14. The system of claim 13, wherein the computing device is further configured to decide whether to process the second computer data stream concurrently with the first computer data stream, or send the second computer data stream to be processed by the different computing device, based on a predefined concurrency threshold.

15. The system of claim 12, wherein the prediction model is configured to predict a change in at least one metric associated with processing the second computer data stream upon initiating processing of the second computer data stream concurrently with processing the first computer data stream, the predicted change based at least in part on the first data sequence and the second data sequence.

16. The system of claim 12, wherein the at least one metric associated with processing the first computer data stream comprises a duration for processing the first computer data stream, and

wherein the prediction model is configured to predict a change in a first duration for the computing device to process the first computer data stream, the predicted change based at least in part on the first data sequence, the second data sequence, and a second duration for the computing device to process the second computer data stream.
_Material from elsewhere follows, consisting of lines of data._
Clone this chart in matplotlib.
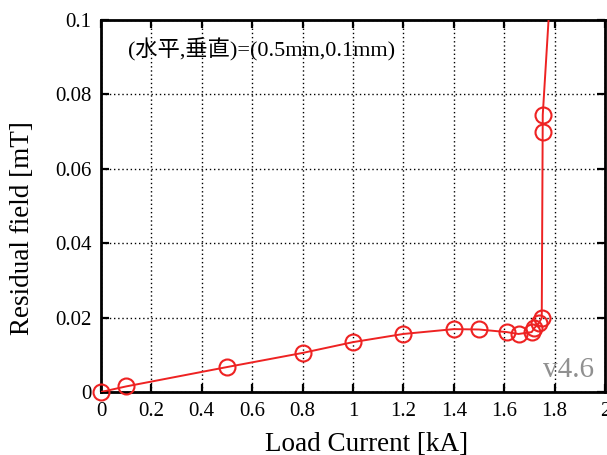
import matplotlib
matplotlib.use("Agg")
import matplotlib.pyplot as plt

current = [0.0, 0.1, 0.5, 0.8, 1.0, 1.2, 1.4, 1.5, 1.61, 1.657, 1.709, 1.72, 1.737, 1.749, 1.753, 1.753]
field = [0.0, 0.0015, 0.0067, 0.0105, 0.0134, 0.0156, 0.0169, 0.0168, 0.0161, 0.0156, 0.0161, 0.0172, 0.0185, 0.0199, 0.0700, 0.0745]
# path of the line: lower branch, then the vertical rise that continues beyond the top
line_current = [0.0, 0.1, 0.5, 0.8, 1.0, 1.2, 1.4, 1.5, 1.61, 1.657, 1.709, 1.72, 1.737, 1.749, 1.753, 1.785]
line_field = [0.0, 0.0015, 0.0067, 0.0105, 0.0134, 0.0156, 0.0169, 0.0168, 0.0161, 0.0156, 0.0161, 0.0172, 0.0185, 0.0199, 0.0745, 0.11]

xticks = [0, 0.2, 0.4, 0.6, 0.8, 1, 1.2, 1.4, 1.6, 1.8, 2]
xticklabels = ["0", "0.2", "0.4", "0.6", "0.8", "1", "1.2", "1.4", "1.6", "1.8", "2"]
yticks = [0, 0.02, 0.04, 0.06, 0.08, 0.1]
yticklabels = ["0", "0.02", "0.04", "0.06", "0.08", "0.1"]

plt.rcParams['font.family'] = ['Liberation Serif', 'Noto Sans CJK JP']

fig = plt.figure(figsize=(6.07, 4.55), dpi=100)
ax = fig.add_axes([0.1664, 0.1385, 0.8303, 0.8175])

red = '#ee2222'
ax.plot(line_current, line_field, color=red, lw=1.4, zorder=3)
ax.plot(current, field, linestyle='none', marker='o', ms=11.5, mfc='none', mec=red, mew=1.5,
        clip_on=False, zorder=4)

ax.set_xlim(0, 2)
ax.set_ylim(0, 0.1)
ax.set_xticks(xticks)
ax.set_xticklabels(xticklabels)
ax.set_yticks(yticks)
ax.set_yticklabels(yticklabels)
ax.tick_params(direction='in', length=6, width=1.6, top=True, right=True, labelsize=15, pad=7)
for s in ax.spines.values():
    s.set_linewidth(2.0)
ax.grid(True, color='black', linestyle=(0, (1, 2)), linewidth=1)

fig.text(366.5 / 607, 4 / 455, "Load Current [kA]", fontsize=19.5, ha='center', va='baseline')
fig.text(23 / 607, 1 - 228 / 455, "Residual field [mT]", fontsize=19.5, ha='center', va='center',
         rotation=90)

ax.text(0.054, 0.919, "(水平,垂直)=(0.5mm,0.1mm)", transform=ax.transAxes, fontsize=16,
        va='center', ha='left')
ax.text(0.979, 0.058, "v4.6", transform=ax.transAxes, fontsize=21, color='#909090',
        va='center', ha='right')

fig.savefig("out.png", dpi=100)
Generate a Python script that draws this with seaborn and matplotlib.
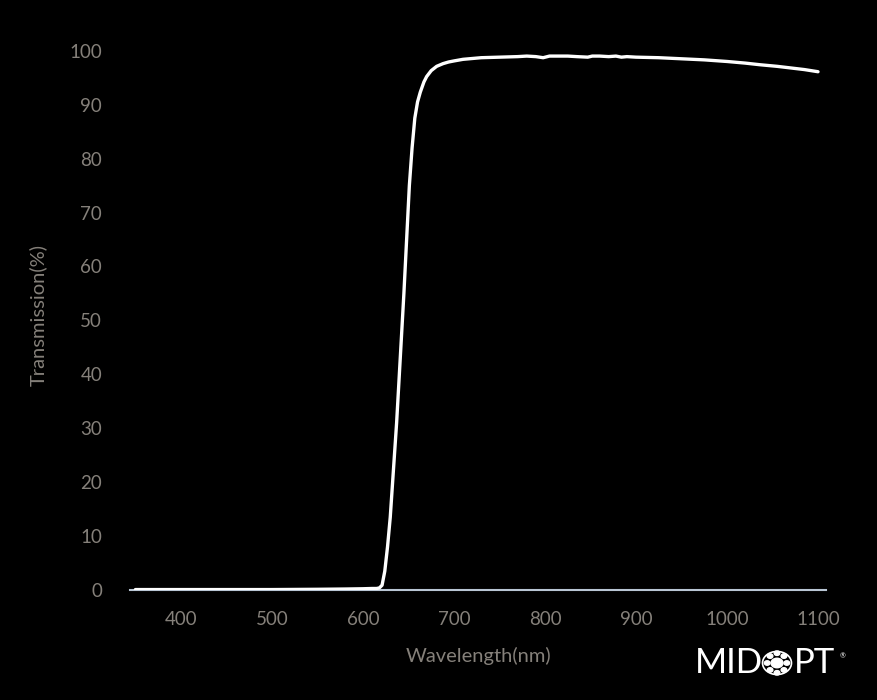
import numpy as np
import pandas as pd
import seaborn as sns
import matplotlib.pyplot as plt
from matplotlib.patches import Circle

# Transmission curve
wavelength = [350, 400, 450, 500, 550, 580, 600, 610, 615, 618, 621, 624, 627, 630, 633,
              637, 641, 645, 648, 651, 654, 657, 660, 663, 667, 670, 675, 681, 688, 694,
              700, 710, 730, 750, 770, 780, 790, 798, 805, 815, 825, 835, 847, 852, 860,
              870, 878, 884, 890, 900, 925, 950, 975, 1000, 1020, 1036, 1055, 1070, 1085, 1100]
transmission = [0.1, 0.1, 0.1, 0.1, 0.15, 0.2, 0.25, 0.3, 0.3, 0.4, 0.9, 3.5, 8, 13.5, 21,
                31, 43, 55, 65, 75, 82, 87.5, 90.5, 92.3, 94.2, 95.2, 96.3, 97.1, 97.6, 97.9,
                98.1, 98.4, 98.7, 98.8, 98.9, 99.0, 98.9, 98.7, 99.0, 99.0, 99.0, 98.9, 98.8, 99.0,
                99.0, 98.9, 99.0, 98.8, 98.9, 98.8, 98.7, 98.5, 98.3, 98.0, 97.7, 97.4, 97.1, 96.8,
                96.5, 96.1]

x_ticks = [400, 500, 600, 700, 800, 900, 1000, 1100]
y_ticks = [0, 10, 20, 30, 40, 50, 60, 70, 80, 90, 100]

data = pd.DataFrame({'Wavelength': wavelength, 'Transmission': transmission})

sns.set_theme(style='dark', rc={'axes.facecolor': 'black', 'figure.facecolor': 'black'})
plt.rcParams['font.family'] = ['Lato', 'DejaVu Sans']

label_grey = '#85807a'
axis_col = '#b9c6d4'

fig = plt.figure(figsize=(8.78, 7), dpi=100)
ax = fig.add_axes([0.148, 0.157, 0.793, 0.786])

sns.lineplot(x='Wavelength', y='Transmission', data=data, color='white', linewidth=2.4, ax=ax)

ax.set_xlim(344, 1109)
ax.set_ylim(0, 102)
ax.set_xticks(x_ticks)
ax.set_yticks(y_ticks)
ax.grid(False)

for side in ['top', 'right', 'left']:
    ax.spines[side].set_visible(False)
ax.spines['bottom'].set_color(axis_col)
ax.spines['bottom'].set_linewidth(1.5)
ax.spines['bottom'].set_zorder(1)

ax.tick_params(axis='x', colors=axis_col, length=7, width=1.5, pad=8, labelsize=13.5, labelcolor=label_grey)
ax.tick_params(axis='y', length=0, pad=20, labelsize=13.5, labelcolor=label_grey)

ax.set_xlabel('Wavelength(nm)', color=label_grey, fontsize=14.5, labelpad=14)
ax.set_ylabel('Transmission(%)', color=label_grey, fontsize=14.5, labelpad=16)

# MIDOPT logo
fig.text(695 / 878, 0.053, 'MID', color='white', fontsize=25, ha='left', va='center')
fig.text(794 / 878, 0.053, 'PT', color='white', fontsize=25, ha='left', va='center')
fig.text(840 / 878, 1 - 656 / 700, '®', color='white', fontsize=5, ha='left', va='center')
cx, cy = 777 / 878, 1 - 663 / 700
fig.patches.append(Circle((cx, cy), 0.0165, transform=fig.transFigure, facecolor='none',
                          edgecolor='white', linewidth=1.2, figure=fig))
fig.patches.append(Circle((cx, cy), 0.0068, transform=fig.transFigure, color='white', figure=fig))
for a in np.arange(0, 360, 45):
    r = np.deg2rad(a)
    fig.patches.append(Circle((cx + 0.0112 * np.cos(r), cy + 0.0140 * np.sin(r)), 0.0032,
                              transform=fig.transFigure, color='white', figure=fig))

plt.savefig('out.png', dpi=100, facecolor='black')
17. The system of claim 12, wherein the prediction model comprises one or more of: a machine learning algorithm; a regression algorithm; a deep learning algorithm; a neural network; a long short term memory neural network; a fully connected neural network; and a convolutional neural network.

18. The system of claim 12, wherein the first computer data stream represents a plurality of computer data streams being processed by the computing device.

19. The system of claim 12, wherein the first computer data stream and the second computer data stream represent communications being handled in a contact centre.

20. The system of claim 12, wherein the first computing device is configured to execute the prediction model.